--- Source excerpt ---

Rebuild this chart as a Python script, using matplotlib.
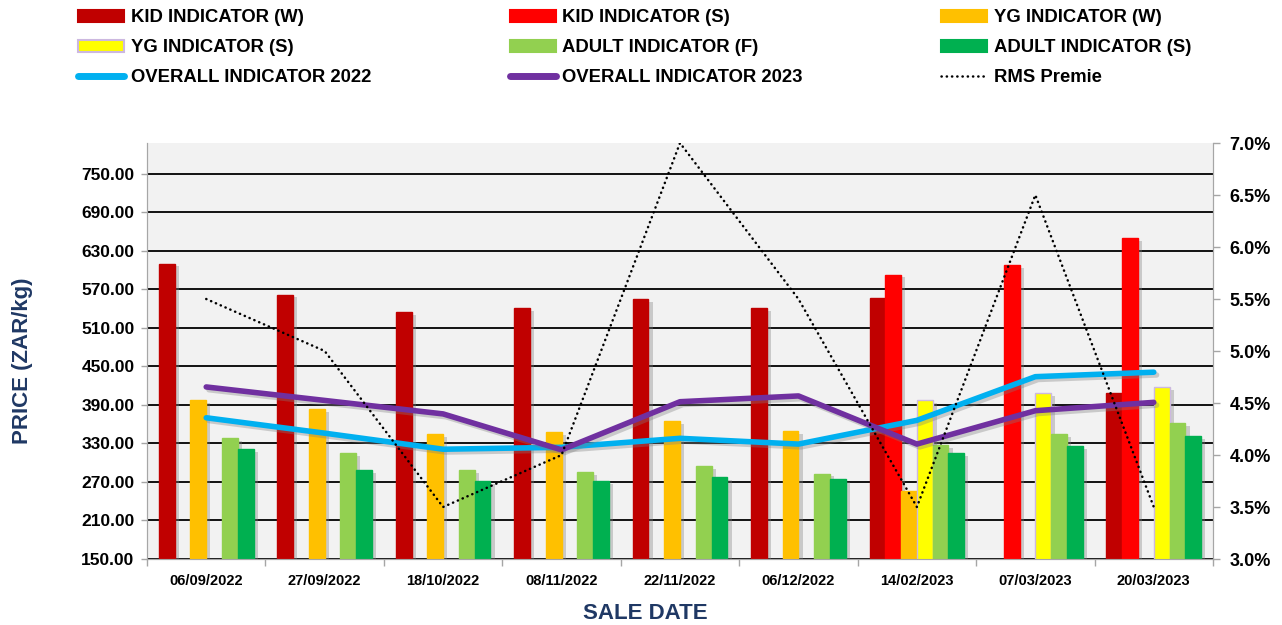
import matplotlib
matplotlib.use("Agg")
import matplotlib.pyplot as plt
import matplotlib.patheffects as pe
from matplotlib.patches import Patch
from matplotlib.lines import Line2D
from matplotlib.ticker import FixedLocator, FuncFormatter, PercentFormatter
import numpy as np

# --- data ---
sale_dates = ['06/09/2022', '27/09/2022', '18/10/2022', '08/11/2022', '22/11/2022',
              '06/12/2022', '14/02/2023', '07/03/2023', '20/03/2023']

kid_w = [610, 562, 535, 541, 555, 541, 556, 0, 409]
kid_s = [0, 0, 0, 0, 0, 0, 593, 608, 650]
yg_w = [398, 383, 345, 348, 365, 349, 256, 0, 0]
yg_s = [0, 0, 0, 0, 0, 0, 398, 409, 418]
adult_f = [338, 315, 289, 285, 295, 283, 327, 345, 362]
adult_s = [321, 289, 271, 271, 278, 274, 315, 326, 342]

overall_2022 = [370, 346, 321, 324, 338, 329, 366, 434, 441]
overall_2023 = [418, 397, 376, 320, 395, 404, 329, 381, 394]

rms_premie = [0.055, 0.050, 0.035, 0.040, 0.070, 0.055, 0.035, 0.065, 0.035]

# --- styling ---
plt.rcParams['font.family'] = ['Liberation Sans', 'DejaVu Sans']
plt.rcParams['font.weight'] = 'bold'

NAVY = '#1F3864'
GREY = '#A6A6A6'

bar_series = [
    ('KID INDICATOR (W)', kid_w, '#C00000', '#C00000'),
    ('KID INDICATOR (S)', kid_s, '#FF0000', '#FF0000'),
    ('YG INDICATOR (W)', yg_w, '#FFC000', '#FFC000'),
    ('YG INDICATOR (S)', yg_s, '#FFFF00', '#CCB8E0'),
    ('ADULT INDICATOR (F)', adult_f, '#92D050', '#92D050'),
    ('ADULT INDICATOR (S)', adult_s, '#00B050', '#00B050'),
]

fig = plt.figure(figsize=(12.82, 6.25), dpi=100)
ax1 = fig.add_axes([147 / 1282, 1 - 559 / 625, (1213 - 147) / 1282, (559 - 143) / 625])
ax1.set_facecolor('#F2F2F2')

x = np.arange(len(sale_dates))
n = len(bar_series)
width = 0.8 / n

shadow = [pe.SimplePatchShadow(offset=(3, -2), shadow_rgbFace='#7F7F7F', alpha=0.35), pe.Normal()]
line_shadow = [pe.SimpleLineShadow(offset=(2, -2), shadow_color='#7F7F7F', alpha=0.35), pe.Normal()]

for i, (label, vals, color, edge) in enumerate(bar_series):
    vals = np.array(vals, dtype=float)
    vals[vals == 0] = np.nan
    ax1.bar(x + (i - (n - 1) / 2) * width, vals, width=width, color=color,
            edgecolor=edge, linewidth=1, zorder=3, path_effects=shadow)

ax1.plot(x, overall_2022, color='#00B0F0', linewidth=4, solid_capstyle='round',
         solid_joinstyle='round', zorder=5, path_effects=line_shadow)
ax1.plot(x, overall_2023, color='#7030A0', linewidth=4, solid_capstyle='round',
         solid_joinstyle='round', zorder=5, path_effects=line_shadow)

# left axis
ax1.set_xlim(-0.5, len(sale_dates) - 0.5)
ax1.set_ylim(150, 798)
ax1.yaxis.set_major_locator(FixedLocator(np.arange(150, 751, 60)))
ax1.yaxis.set_major_formatter(FuncFormatter(lambda v, p: f'{v:.2f}'))
ax1.grid(axis='y', color='black', linewidth=1.3, zorder=1)
ax1.set_axisbelow(True)
ax1.tick_params(axis='y', labelsize=12.5, length=4, width=1, color=GREY, pad=5)

ax1.set_xticks(x)
ax1.set_xticklabels(sale_dates, fontsize=10.5, fontweight='bold')
ax1.set_xticks(np.arange(-0.5, len(sale_dates), 1), minor=True)
ax1.tick_params(axis='x', which='major', length=0, pad=11)
ax1.tick_params(axis='x', which='minor', length=5, width=1, color=GREY)

for side in ['left', 'bottom', 'right']:
    ax1.spines[side].set_color(GREY)
ax1.spines['top'].set_visible(False)

ax1.set_ylabel('PRICE (ZAR/kg)', fontsize=16, fontweight='bold', color=NAVY,
               ha='center', va='center')
ax1.yaxis.set_label_coords(-0.117, 0.476)
ax1.set_xlabel('SALE DATE', fontsize=16, fontweight='bold', color=NAVY,
               ha='center', va='center')
ax1.xaxis.set_label_coords(0.467, -0.13)

# right axis - RMS premie
ax2 = ax1.twinx()
ax2.plot(x, rms_premie, color='black', linewidth=1.8, linestyle=(0, (0.1, 2.0)),
         dash_capstyle='round', zorder=6)
ax2.set_ylim(0.03, 0.07)
ax2.yaxis.set_major_locator(FixedLocator(np.arange(0.03, 0.0701, 0.005)))
ax2.yaxis.set_major_formatter(PercentFormatter(xmax=1, decimals=1))
ax2.tick_params(axis='y', labelsize=13, length=5, width=1, color=GREY, pad=7)
for lab in ax2.get_yticklabels():
    lab.set_fontweight('bold')
for side in ['left', 'bottom', 'right']:
    ax2.spines[side].set_color(GREY)
ax2.spines['top'].set_visible(False)

# legend - three columns, filled column by column
proxies = {}
for label, vals, color, edge in bar_series:
    proxies[label] = Patch(facecolor=color, edgecolor=edge, linewidth=1.5)
proxies['OVERALL INDICATOR 2022'] = Line2D([], [], color='#00B0F0', linewidth=5, solid_capstyle='round')
proxies['OVERALL INDICATOR 2023'] = Line2D([], [], color='#7030A0', linewidth=5, solid_capstyle='round')
proxies['RMS Premie'] = Line2D([], [], color='black', linewidth=1.8, linestyle=(0, (0.1, 2.0)),
                               dash_capstyle='round')

order = ['KID INDICATOR (W)', 'YG INDICATOR (S)', 'OVERALL INDICATOR 2022',
         'KID INDICATOR (S)', 'ADULT INDICATOR (F)', 'OVERALL INDICATOR 2023',
         'YG INDICATOR (W)', 'ADULT INDICATOR (S)', 'RMS Premie']

fig.legend([proxies[k] for k in order], order, ncol=3, loc='upper left',
           bbox_to_anchor=(78 / 1282, 1 - 9.5 / 625), frameon=False,
           prop={'family': 'Liberation Sans', 'weight': 'bold', 'size': 13.3},
           handlelength=2.5, handleheight=0.6, handletextpad=0.35,
           columnspacing=7.5, labelspacing=0.7, borderpad=0, borderaxespad=0)

fig.savefig('out.png', dpi=100)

---

- _The task_: Copy the data character for character, but drop all pictures from the copy.

- _Result below_:
Rebuild this chart as a Python script, using matplotlib.
import matplotlib
matplotlib.use("Agg")
import matplotlib.pyplot as plt
import matplotlib.patheffects as pe
from matplotlib.patches import Patch
from matplotlib.lines import Line2D
from matplotlib.ticker import FixedLocator, FuncFormatter, PercentFormatter
import numpy as np

# --- data ---
sale_dates = ['06/09/2022', '27/09/2022', '18/10/2022', '08/11/2022', '22/11/2022',
              '06/12/2022', '14/02/2023', '07/03/2023', '20/03/2023']

kid_w = [610, 562, 535, 541, 555, 541, 556, 0, 409]
kid_s = [0, 0, 0, 0, 0, 0, 593, 608, 650]
yg_w = [398, 383, 345, 348, 365, 349, 256, 0, 0]
yg_s = [0, 0, 0, 0, 0, 0, 398, 409, 418]
adult_f = [338, 315, 289, 285, 295, 283, 327, 345, 362]
adult_s = [321, 289, 271, 271, 278, 274, 315, 326, 342]

overall_2022 = [370, 346, 321, 324, 338, 329, 366, 434, 441]
overall_2023 = [418, 397, 376, 320, 395, 404, 329, 381, 394]

rms_premie = [0.055, 0.050, 0.035, 0.040, 0.070, 0.055, 0.035, 0.065, 0.035]

# --- styling ---
plt.rcParams['font.family'] = ['Liberation Sans', 'DejaVu Sans']
plt.rcParams['font.weight'] = 'bold'

NAVY = '#1F3864'
GREY = '#A6A6A6'

bar_series = [
    ('KID INDICATOR (W)', kid_w, '#C00000', '#C00000'),
    ('KID INDICATOR (S)', kid_s, '#FF0000', '#FF0000'),
    ('YG INDICATOR (W)', yg_w, '#FFC000', '#FFC000'),
    ('YG INDICATOR (S)', yg_s, '#FFFF00', '#CCB8E0'),
    ('ADULT INDICATOR (F)', adult_f, '#92D050', '#92D050'),
    ('ADULT INDICATOR (S)', adult_s, '#00B050', '#00B050'),
]

fig = plt.figure(figsize=(12.82, 6.25), dpi=100)
ax1 = fig.add_axes([147 / 1282, 1 - 559 / 625, (1213 - 147) / 1282, (559 - 143) / 625])
ax1.set_facecolor('#F2F2F2')

x = np.arange(len(sale_dates))
n = len(bar_series)
width = 0.8 / n

shadow = [pe.SimplePatchShadow(offset=(3, -2), shadow_rgbFace='#7F7F7F', alpha=0.35), pe.Normal()]
line_shadow = [pe.SimpleLineShadow(offset=(2, -2), shadow_color='#7F7F7F', alpha=0.35), pe.Normal()]

for i, (label, vals, color, edge) in enumerate(bar_series):
    vals = np.array(vals, dtype=float)
    vals[vals == 0] = np.nan
    ax1.bar(x + (i - (n - 1) / 2) * width, vals, width=width, color=color,
            edgecolor=edge, linewidth=1, zorder=3, path_effects=shadow)

ax1.plot(x, overall_2022, color='#00B0F0', linewidth=4, solid_capstyle='round',
         solid_joinstyle='round', zorder=5, path_effects=line_shadow)
ax1.plot(x, overall_2023, color='#7030A0', linewidth=4, solid_capstyle='round',
         solid_joinstyle='round', zorder=5, path_effects=line_shadow)

# left axis
ax1.set_xlim(-0.5, len(sale_dates) - 0.5)
ax1.set_ylim(150, 798)
ax1.yaxis.set_major_locator(FixedLocator(np.arange(150, 751, 60)))
ax1.yaxis.set_major_formatter(FuncFormatter(lambda v, p: f'{v:.2f}'))
ax1.grid(axis='y', color='black', linewidth=1.3, zorder=1)
ax1.set_axisbelow(True)
ax1.tick_params(axis='y', labelsize=12.5, length=4, width=1, color=GREY, pad=5)

ax1.set_xticks(x)
ax1.set_xticklabels(sale_dates, fontsize=10.5, fontweight='bold')
ax1.set_xticks(np.arange(-0.5, len(sale_dates), 1), minor=True)
ax1.tick_params(axis='x', which='major', length=0, pad=11)
ax1.tick_params(axis='x', which='minor', length=5, width=1, color=GREY)

for side in ['left', 'bottom', 'right']:
    ax1.spines[side].set_color(GREY)
ax1.spines['top'].set_visible(False)

ax1.set_ylabel('PRICE (ZAR/kg)', fontsize=16, fontweight='bold', color=NAVY,
               ha='center', va='center')
ax1.yaxis.set_label_coords(-0.117, 0.476)
ax1.set_xlabel('SALE DATE', fontsize=16, fontweight='bold', color=NAVY,
               ha='center', va='center')
ax1.xaxis.set_label_coords(0.467, -0.13)

# right axis - RMS premie
ax2 = ax1.twinx()
ax2.plot(x, rms_premie, color='black', linewidth=1.8, linestyle=(0, (0.1, 2.0)),
         dash_capstyle='round', zorder=6)
ax2.set_ylim(0.03, 0.07)
ax2.yaxis.set_major_locator(FixedLocator(np.arange(0.03, 0.0701, 0.005)))
ax2.yaxis.set_major_formatter(PercentFormatter(xmax=1, decimals=1))
ax2.tick_params(axis='y', labelsize=13, length=5, width=1, color=GREY, pad=7)
for lab in ax2.get_yticklabels():
    lab.set_fontweight('bold')
for side in ['left', 'bottom', 'right']:
    ax2.spines[side].set_color(GREY)
ax2.spines['top'].set_visible(False)

# legend - three columns, filled column by column
proxies = {}
for label, vals, color, edge in bar_series:
    proxies[label] = Patch(facecolor=color, edgecolor=edge, linewidth=1.5)
proxies['OVERALL INDICATOR 2022'] = Line2D([], [], color='#00B0F0', linewidth=5, solid_capstyle='round')
proxies['OVERALL INDICATOR 2023'] = Line2D([], [], color='#7030A0', linewidth=5, solid_capstyle='round')
proxies['RMS Premie'] = Line2D([], [], color='black', linewidth=1.8, linestyle=(0, (0.1, 2.0)),
                               dash_capstyle='round')

order = ['KID INDICATOR (W)', 'YG INDICATOR (S)', 'OVERALL INDICATOR 2022',
         'KID INDICATOR (S)', 'ADULT INDICATOR (F)', 'OVERALL INDICATOR 2023',
         'YG INDICATOR (W)', 'ADULT INDICATOR (S)', 'RMS Premie']

fig.legend([proxies[k] for k in order], order, ncol=3, loc='upper left',
           bbox_to_anchor=(78 / 1282, 1 - 9.5 / 625), frameon=False,
           prop={'family': 'Liberation Sans', 'weight': 'bold', 'size': 13.3},
           handlelength=2.5, handleheight=0.6, handletextpad=0.35,
           columnspacing=7.5, labelspacing=0.7, borderpad=0, borderaxespad=0)

fig.savefig('out.png', dpi=100)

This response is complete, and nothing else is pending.